- REQUIREMENTS -
Return each line of the data below exactly, omitting any pictures.

- RAW DATA -
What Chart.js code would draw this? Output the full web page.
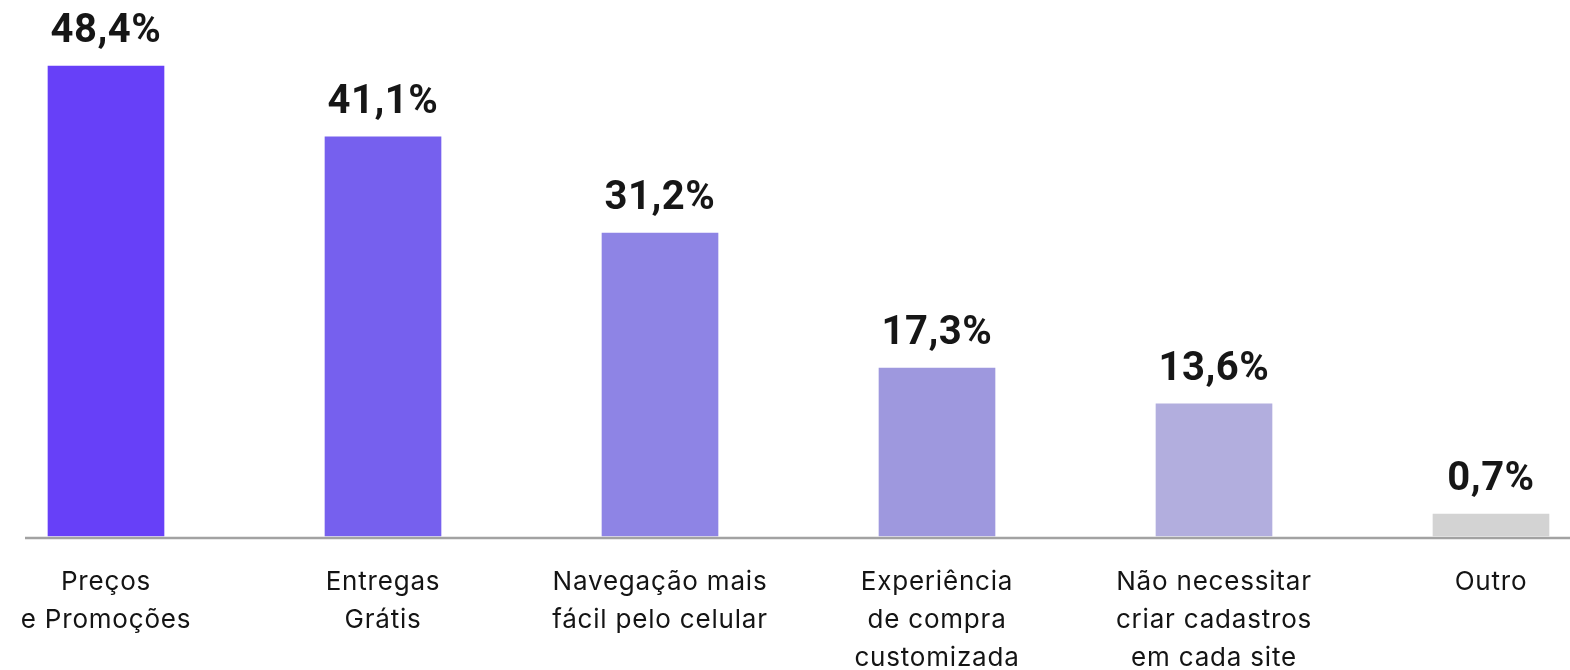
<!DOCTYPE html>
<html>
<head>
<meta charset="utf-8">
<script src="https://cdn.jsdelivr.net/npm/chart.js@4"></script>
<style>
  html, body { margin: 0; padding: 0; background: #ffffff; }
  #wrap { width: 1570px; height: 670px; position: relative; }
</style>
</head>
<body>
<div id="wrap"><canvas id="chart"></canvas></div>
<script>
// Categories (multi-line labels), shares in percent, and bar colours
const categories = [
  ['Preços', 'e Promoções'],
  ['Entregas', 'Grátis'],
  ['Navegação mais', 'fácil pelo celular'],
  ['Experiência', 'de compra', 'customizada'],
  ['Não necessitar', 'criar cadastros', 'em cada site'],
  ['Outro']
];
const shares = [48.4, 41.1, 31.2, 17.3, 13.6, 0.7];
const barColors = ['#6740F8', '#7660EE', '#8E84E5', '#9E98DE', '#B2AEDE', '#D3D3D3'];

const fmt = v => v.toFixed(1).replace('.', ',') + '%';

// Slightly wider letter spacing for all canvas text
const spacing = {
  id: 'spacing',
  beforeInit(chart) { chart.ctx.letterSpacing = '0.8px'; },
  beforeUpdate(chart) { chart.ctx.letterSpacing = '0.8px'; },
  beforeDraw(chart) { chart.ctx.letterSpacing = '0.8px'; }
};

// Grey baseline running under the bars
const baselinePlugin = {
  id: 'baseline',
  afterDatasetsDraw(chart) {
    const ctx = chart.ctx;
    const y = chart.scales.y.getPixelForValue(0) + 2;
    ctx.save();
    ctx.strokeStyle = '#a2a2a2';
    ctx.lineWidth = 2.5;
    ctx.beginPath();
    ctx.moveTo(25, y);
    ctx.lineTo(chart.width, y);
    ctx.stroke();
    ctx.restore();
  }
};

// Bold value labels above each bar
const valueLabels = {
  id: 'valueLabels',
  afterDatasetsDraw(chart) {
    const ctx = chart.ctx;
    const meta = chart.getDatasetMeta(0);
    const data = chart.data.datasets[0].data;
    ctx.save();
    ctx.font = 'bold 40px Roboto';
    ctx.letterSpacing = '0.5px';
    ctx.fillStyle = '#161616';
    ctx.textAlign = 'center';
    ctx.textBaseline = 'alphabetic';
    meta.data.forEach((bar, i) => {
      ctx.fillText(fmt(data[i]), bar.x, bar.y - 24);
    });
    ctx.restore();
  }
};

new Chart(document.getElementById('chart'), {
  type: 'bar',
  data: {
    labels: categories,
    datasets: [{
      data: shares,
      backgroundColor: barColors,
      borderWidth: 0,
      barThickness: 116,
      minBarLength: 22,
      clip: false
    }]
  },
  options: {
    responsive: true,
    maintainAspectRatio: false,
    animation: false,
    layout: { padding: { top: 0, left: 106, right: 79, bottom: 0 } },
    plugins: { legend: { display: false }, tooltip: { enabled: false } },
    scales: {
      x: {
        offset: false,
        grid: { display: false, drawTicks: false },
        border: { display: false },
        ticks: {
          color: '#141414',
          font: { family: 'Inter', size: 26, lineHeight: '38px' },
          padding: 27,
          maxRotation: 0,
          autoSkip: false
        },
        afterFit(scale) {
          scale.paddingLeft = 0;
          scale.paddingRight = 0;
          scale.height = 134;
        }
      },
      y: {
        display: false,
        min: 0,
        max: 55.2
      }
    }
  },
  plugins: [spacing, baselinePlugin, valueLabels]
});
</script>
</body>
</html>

- ANSWER TO THE EXERCISE -
What Chart.js code would draw this? Output the full web page.
<!DOCTYPE html>
<html>
<head>
<meta charset="utf-8">
<script src="https://cdn.jsdelivr.net/npm/chart.js@4"></script>
<style>
  html, body { margin: 0; padding: 0; background: #ffffff; }
  #wrap { width: 1570px; height: 670px; position: relative; }
</style>
</head>
<body>
<div id="wrap"><canvas id="chart"></canvas></div>
<script>
// Categories (multi-line labels), shares in percent, and bar colours
const categories = [
  ['Preços', 'e Promoções'],
  ['Entregas', 'Grátis'],
  ['Navegação mais', 'fácil pelo celular'],
  ['Experiência', 'de compra', 'customizada'],
  ['Não necessitar', 'criar cadastros', 'em cada site'],
  ['Outro']
];
const shares = [48.4, 41.1, 31.2, 17.3, 13.6, 0.7];
const barColors = ['#6740F8', '#7660EE', '#8E84E5', '#9E98DE', '#B2AEDE', '#D3D3D3'];

const fmt = v => v.toFixed(1).replace('.', ',') + '%';

// Slightly wider letter spacing for all canvas text
const spacing = {
  id: 'spacing',
  beforeInit(chart) { chart.ctx.letterSpacing = '0.8px'; },
  beforeUpdate(chart) { chart.ctx.letterSpacing = '0.8px'; },
  beforeDraw(chart) { chart.ctx.letterSpacing = '0.8px'; }
};

// Grey baseline running under the bars
const baselinePlugin = {
  id: 'baseline',
  afterDatasetsDraw(chart) {
    const ctx = chart.ctx;
    const y = chart.scales.y.getPixelForValue(0) + 2;
    ctx.save();
    ctx.strokeStyle = '#a2a2a2';
    ctx.lineWidth = 2.5;
    ctx.beginPath();
    ctx.moveTo(25, y);
    ctx.lineTo(chart.width, y);
    ctx.stroke();
    ctx.restore();
  }
};

// Bold value labels above each bar
const valueLabels = {
  id: 'valueLabels',
  afterDatasetsDraw(chart) {
    const ctx = chart.ctx;
    const meta = chart.getDatasetMeta(0);
    const data = chart.data.datasets[0].data;
    ctx.save();
    ctx.font = 'bold 40px Roboto';
    ctx.letterSpacing = '0.5px';
    ctx.fillStyle = '#161616';
    ctx.textAlign = 'center';
    ctx.textBaseline = 'alphabetic';
    meta.data.forEach((bar, i) => {
      ctx.fillText(fmt(data[i]), bar.x, bar.y - 24);
    });
    ctx.restore();
  }
};

new Chart(document.getElementById('chart'), {
  type: 'bar',
  data: {
    labels: categories,
    datasets: [{
      data: shares,
      backgroundColor: barColors,
      borderWidth: 0,
      barThickness: 116,
      minBarLength: 22,
      clip: false
    }]
  },
  options: {
    responsive: true,
    maintainAspectRatio: false,
    animation: false,
    layout: { padding: { top: 0, left: 106, right: 79, bottom: 0 } },
    plugins: { legend: { display: false }, tooltip: { enabled: false } },
    scales: {
      x: {
        offset: false,
        grid: { display: false, drawTicks: false },
        border: { display: false },
        ticks: {
          color: '#141414',
          font: { family: 'Inter', size: 26, lineHeight: '38px' },
          padding: 27,
          maxRotation: 0,
          autoSkip: false
        },
        afterFit(scale) {
          scale.paddingLeft = 0;
          scale.paddingRight = 0;
          scale.height = 134;
        }
      },
      y: {
        display: false,
        min: 0,
        max: 55.2
      }
    }
  },
  plugins: [spacing, baselinePlugin, valueLabels]
});
</script>
</body>
</html>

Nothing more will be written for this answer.